Proud of his daughter’s hard work and rise to positions of responsibility in the state, Fitch introduced his daughter Lynn by saying, “I am very proud of her.”
Announcing her candidacy in Marshall County on Valentine’s Day, Fitch thanked supporters then recapped her last 25 years of work which, she said, brought her to this important moment. She said she believes her prior positions of responsibility in both the private and public sector have prepared her for this important step.
In 2009 Gov. Haley Barbour tapped Fitch as executive director of the Mississippi State Personnel Board, a responsibility to oversee 130 agencies and 32,000 employees.

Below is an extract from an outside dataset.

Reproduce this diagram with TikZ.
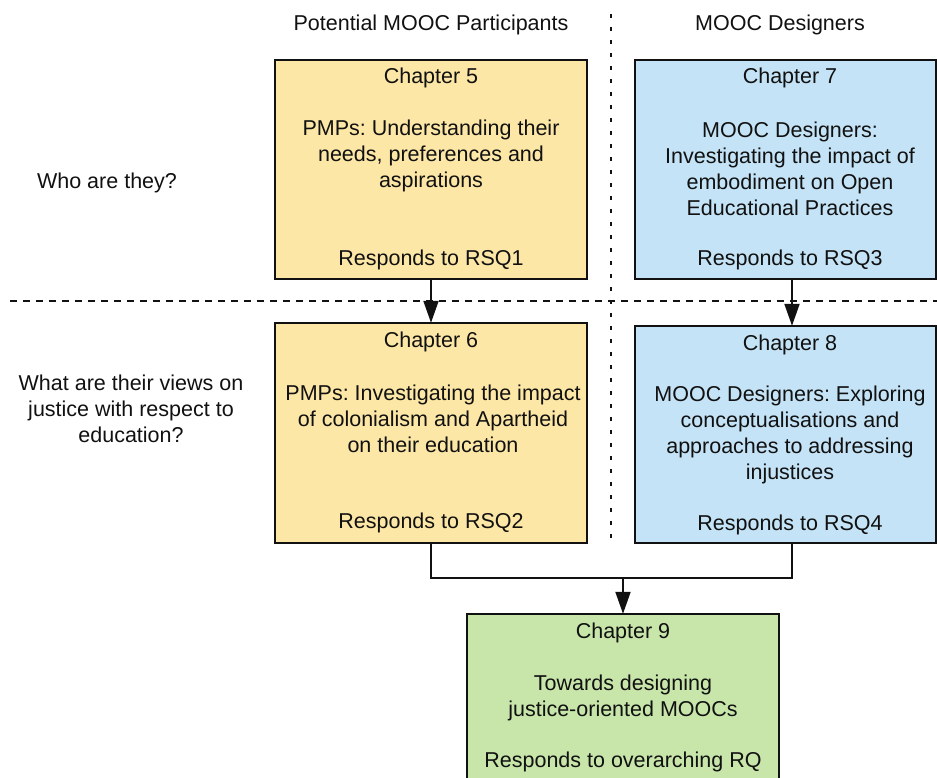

A graduate of the Ole Miss School of Law at 22 years of age, Fitch has worked to improve conditions wherever she finds herself. As an attorney she gained extensive financial experience in general and municipal bonds and corporate financing while working for the Mississippi treasurer, the State Bond Commission, the Mississippi Department of Banking and Consumer Finance and the Mississippi Department of Finance and Administration.
She has also provided legal counsel to the Mississippi House of Representatives’ Ways and Mean Committee and to the Local and Private Legislation Committee.
At the Attorney General’s Office, Fitch said she learned about the financial aspects of state agencies which were assigned to her.
“It was a tremendous opportunity for me to understand all the financial aspects of these agencies,” she said.
As legal counsel to the Ways and Means and Local and Private committees of the House, Fitch said she helped research and write the laws and learned the legislative process.
In 2004, Fitch was tapped by Barbour to serve as deputy executive director of the Mississippi Department of Employment Security. Four years later she was named to head the personnel board, which she said was basically the human resources department for the state, an agency that has about 2,000 employees.
“I look back and see how these 25 years have prepared me for this position,” she said. “Another skill set I bring to the State Treasurer’s office is finance. When you step into the State Treasurer’s office, you don’t have time for on-the-job training.
“I learned from my daddy how to understand numbers and budgets. I appreciate it, Daddy. Thank you very much.”